I saw a comment on yesterday's thread about pushups getting a lot of upvotes when recommending wide pushups for chest, and since I find them overrated I looked back at this article I had read and thought was more useful than it is.

But on the bright side this post contains some useful pushup variations, so maybe with all these views more people will learn about them.

I wonder how many have just read the title and upvoted though. lol
 
@thomaslowrens
I wonder how many have just read the title and upvoted though. lol

Probably all of them. LOL... I have little faith in humanity.

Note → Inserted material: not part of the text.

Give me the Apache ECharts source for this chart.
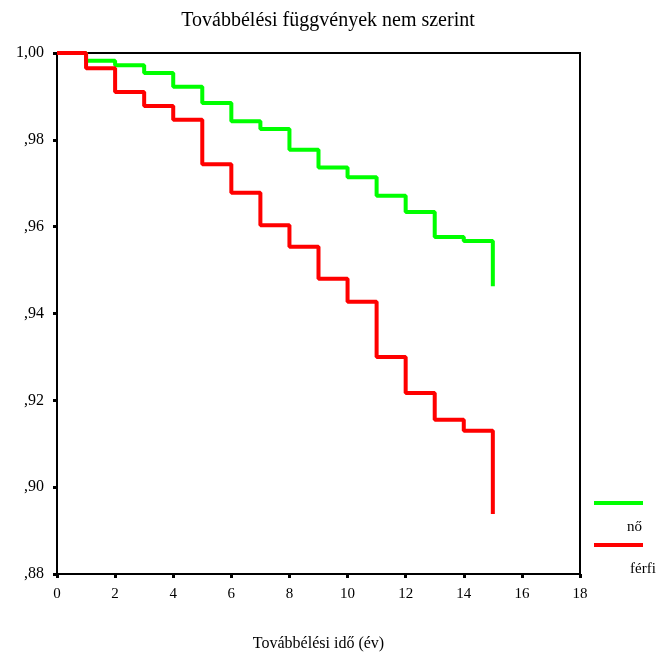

I do like all the suggestions you gave though. Weighted PPPU's are cumbersome to setup (I often ask a friend to put the weight on me) but so great for effectiveness.
 
@thomaslowrens I've been doing pushups on my counter because I'm not strong enough to do them on the floor. Does it make sense to move my hands closer together to make it harder, or should I find something lower? Or rather, should I do progressions on diamond pushups, or progressions on regular pushups?
 
@thomaslowrens I never thought diamond pushup was good for me as I found a good transformation in dips. But now I know that diamond pushups are better for chest I'll do this more. Thanks again!
 
@brotherjay Dips are also good for the chest if you do them with some forward lean, and when you can do more than 8 diamond pushups it's good to transition to harder pushups (rings, pseudo-planche, unilateral, weighted etc.).

High reps of diamonds are good to prepare the elbows for slow muscle ups or for hypertrophy if you do your sets close to failure.
 
@bmscott85 The study may not be as useful as I thought after some replies I got, but I still think wide pushups are less useful (and even harmful if done with the commonly used bad form/ T shape) than the other variations.